* Start AVAILABLE RECORDS *

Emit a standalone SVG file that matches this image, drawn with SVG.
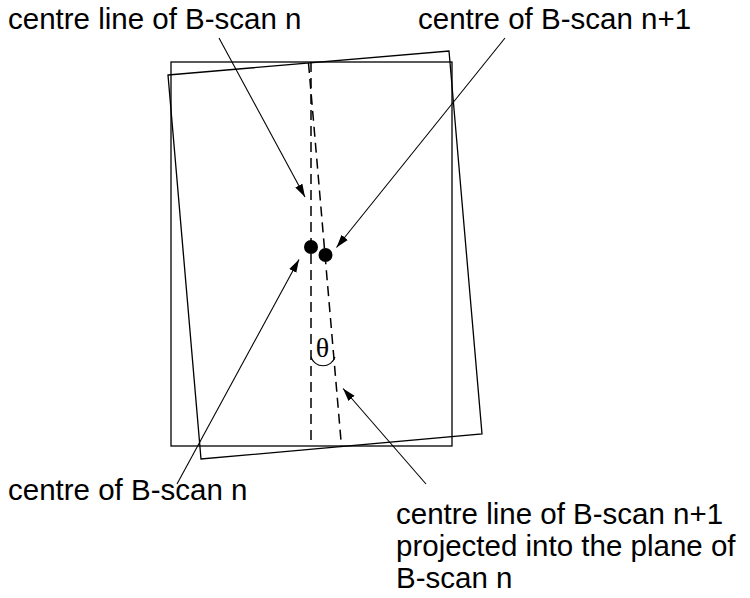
<svg xmlns="http://www.w3.org/2000/svg" width="750" height="598" viewBox="0 0 750 598">
<style>
.frame{fill:none;stroke:#000;stroke-width:1.3}
.dash{fill:none;stroke:#000;stroke-width:1.5;stroke-dasharray:10 6}
.arrow{fill:none;stroke:#000;stroke-width:1.1;marker-end:url(#ah)}
.lbl{font-family:"Liberation Sans",Arial,sans-serif;font-size:29.5px;fill:#000}
.dot{fill:#000}
</style>
<defs>
<marker id="ah" markerWidth="14" markerHeight="9" refX="13" refY="4.5" orient="auto" markerUnits="userSpaceOnUse">
<path d="M0,0.5 L13,4.5 L0,8.5 Z" fill="#000"/>
</marker>
</defs>
<g id="plane-n">
<rect class="frame" x="171" y="62" width="281" height="384"/>
<line class="dash" x1="311" y1="62" x2="311" y2="446"/>
</g>
<g id="plane-n1">
<polygon class="frame" points="168,75 449,51 482,434 201,459"/>
<line class="dash" x1="308.5" y1="63" x2="341.5" y2="446.5"/>
</g>
<g id="centre-n"><circle class="dot" cx="311" cy="247" r="7"/></g>
<g id="centre-n1"><circle class="dot" cx="325.5" cy="255" r="7"/></g>
<g id="angle">
<text x="322.5" y="357" text-anchor="middle" font-family="'Liberation Serif','Times New Roman',serif" font-size="28">θ</text>
<path d="M311,357 A12.6,12.6 0 0 0 335,357" fill="none" stroke="#000" stroke-width="1.1"/>
</g>
<g id="connectors">
<line class="arrow" x1="219" y1="38" x2="305" y2="197"/>
<line class="arrow" x1="505" y1="38" x2="336.5" y2="247.5"/>
<line class="arrow" x1="177" y1="484" x2="299" y2="259.5"/>
<line class="arrow" x1="426" y1="484" x2="343" y2="388.5"/>
</g>
<g id="label-centre-line-n"><text class="lbl" x="8" y="29">centre line of B-scan n</text></g>
<g id="label-centre-n1"><text class="lbl" x="418" y="29">centre of B-scan n+1</text></g>
<g id="label-centre-n"><text class="lbl" x="8" y="500">centre of B-scan n</text></g>
<g id="label-centre-line-n1">
<text class="lbl" x="396" y="524">centre line of B-scan n+1</text>
<text class="lbl" x="396" y="556">projected into the plane of</text>
<text class="lbl" x="396" y="588">B-scan n</text>
</g>
</svg>
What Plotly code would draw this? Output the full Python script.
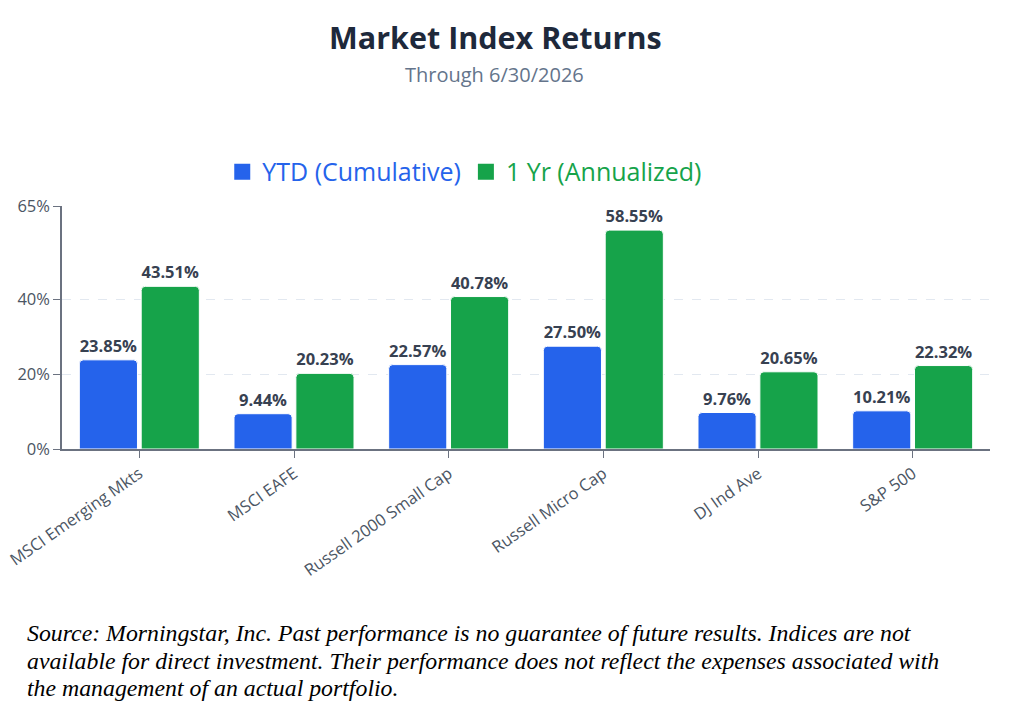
import plotly.graph_objects as go

categories = ["MSCI Emerging Mkts", "MSCI EAFE", "Russell 2000 Small Cap",
              "Russell Micro Cap", "DJ Ind Ave", "S&P 500"]
ytd = [23.85, 9.44, 22.57, 27.50, 9.76, 10.21]
one_yr = [43.51, 20.23, 40.78, 58.55, 20.65, 22.32]
y_ticks = [0, 20, 40, 65]
y_tick_text = ["0%", "20%", "40%", "65%"]
source_lines = [
    "Source: Morningstar, Inc. Past performance is no guarantee of future results. Indices are not",
    "available for direct investment. Their performance does not reflect the expenses associated with",
    "the management of an actual portfolio.",
]

blue = "#2563eb"
green = "#16a34a"
font = "Open Sans"
label_font = dict(family=font, size=16.5, color="#374151", weight="bold")

fig = go.Figure()
# bars (legend drawn by the square-marker traces below)
for vals, color in [(ytd, blue), (one_yr, green)]:
    fig.add_trace(go.Bar(
        x=categories, y=vals, showlegend=False,
        marker=dict(color=color, cornerradius=4, line=dict(color="white", width=1)),
        texttemplate="%{y:.2f}%", textposition="outside", cliponaxis=False,
        textfont=label_font,
    ))
for name, color in [("YTD (Cumulative)", blue), ("1 Yr (Annualized)", green)]:
    fig.add_trace(go.Scatter(
        x=[None], y=[None], mode="markers",
        name="<span style='color:%s'>%s</span>" % (color, name),
        marker=dict(symbol="square", size=19, color=color),
    ))

annotations = [
    dict(text="<b>Market Index Returns</b>", xref="paper", yref="paper",
         x=0.4666, y=1.695, xanchor="center", yanchor="middle", showarrow=False,
         font=dict(family=font, size=30.5, color="#1e293b")),
    dict(text="Through 6/30/2026", xref="paper", yref="paper",
         x=0.466, y=1.543, xanchor="center", yanchor="middle", showarrow=False,
         font=dict(family=font, size=20, color="#64748b")),
]
for i, line in enumerate(source_lines):
    annotations.append(dict(
        text=line, xref="paper", yref="paper", x=-0.04, y=-0.757 - 0.1135 * i,
        xanchor="left", yanchor="middle", align="left", showarrow=False,
        font=dict(family="Liberation Serif", size=23.8, color="black", style="italic")))

fig.update_layout(
    width=1030, height=718,
    margin=dict(l=54, r=48, t=198, b=277),
    paper_bgcolor="white", plot_bgcolor="white",
    font=dict(family=font, color="#4b5563"),
    barmode="group", bargap=0.2, bargroupgap=0.06,
    legend=dict(orientation="h", x=0.434, xanchor="center", y=1.14, yanchor="middle",
                font=dict(family=font, size=25), itemwidth=30, traceorder="normal"),
    xaxis=dict(showline=True, linecolor="#6b7280", linewidth=1.5, ticks="outside",
               tickcolor="#6b7280", ticklen=7, tickangle=-35, automargin=False,
               tickfont=dict(family=font, size=16.5, color="#4b5563")),
    yaxis=dict(range=[0, 65], tickvals=y_ticks, ticktext=y_tick_text,
               showline=True, linecolor="#6b7280", linewidth=1.5, ticks="outside",
               tickcolor="#6b7280", ticklen=7, zeroline=False, automargin=False,
               showgrid=True, gridcolor="#e2e8f0", griddash="dash",
               tickfont=dict(family=font, size=16.5, color="#4b5563")),
    annotations=annotations,
)

fig.write_html("out.html")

* End AVAILABLE RECORDS *

[GOAL]
Set down word for word the lines from the first entry through the line with "import plotly.graph_objects as go", both included, omitting pictures.

[RESPONSE TO THE EXERCISE]
Emit a standalone SVG file that matches this image, drawn with SVG.
<svg xmlns="http://www.w3.org/2000/svg" width="750" height="598" viewBox="0 0 750 598">
<style>
.frame{fill:none;stroke:#000;stroke-width:1.3}
.dash{fill:none;stroke:#000;stroke-width:1.5;stroke-dasharray:10 6}
.arrow{fill:none;stroke:#000;stroke-width:1.1;marker-end:url(#ah)}
.lbl{font-family:"Liberation Sans",Arial,sans-serif;font-size:29.5px;fill:#000}
.dot{fill:#000}
</style>
<defs>
<marker id="ah" markerWidth="14" markerHeight="9" refX="13" refY="4.5" orient="auto" markerUnits="userSpaceOnUse">
<path d="M0,0.5 L13,4.5 L0,8.5 Z" fill="#000"/>
</marker>
</defs>
<g id="plane-n">
<rect class="frame" x="171" y="62" width="281" height="384"/>
<line class="dash" x1="311" y1="62" x2="311" y2="446"/>
</g>
<g id="plane-n1">
<polygon class="frame" points="168,75 449,51 482,434 201,459"/>
<line class="dash" x1="308.5" y1="63" x2="341.5" y2="446.5"/>
</g>
<g id="centre-n"><circle class="dot" cx="311" cy="247" r="7"/></g>
<g id="centre-n1"><circle class="dot" cx="325.5" cy="255" r="7"/></g>
<g id="angle">
<text x="322.5" y="357" text-anchor="middle" font-family="'Liberation Serif','Times New Roman',serif" font-size="28">θ</text>
<path d="M311,357 A12.6,12.6 0 0 0 335,357" fill="none" stroke="#000" stroke-width="1.1"/>
</g>
<g id="connectors">
<line class="arrow" x1="219" y1="38" x2="305" y2="197"/>
<line class="arrow" x1="505" y1="38" x2="336.5" y2="247.5"/>
<line class="arrow" x1="177" y1="484" x2="299" y2="259.5"/>
<line class="arrow" x1="426" y1="484" x2="343" y2="388.5"/>
</g>
<g id="label-centre-line-n"><text class="lbl" x="8" y="29">centre line of B-scan n</text></g>
<g id="label-centre-n1"><text class="lbl" x="418" y="29">centre of B-scan n+1</text></g>
<g id="label-centre-n"><text class="lbl" x="8" y="500">centre of B-scan n</text></g>
<g id="label-centre-line-n1">
<text class="lbl" x="396" y="524">centre line of B-scan n+1</text>
<text class="lbl" x="396" y="556">projected into the plane of</text>
<text class="lbl" x="396" y="588">B-scan n</text>
</g>
</svg>
What Plotly code would draw this? Output the full Python script.
import plotly.graph_objects as go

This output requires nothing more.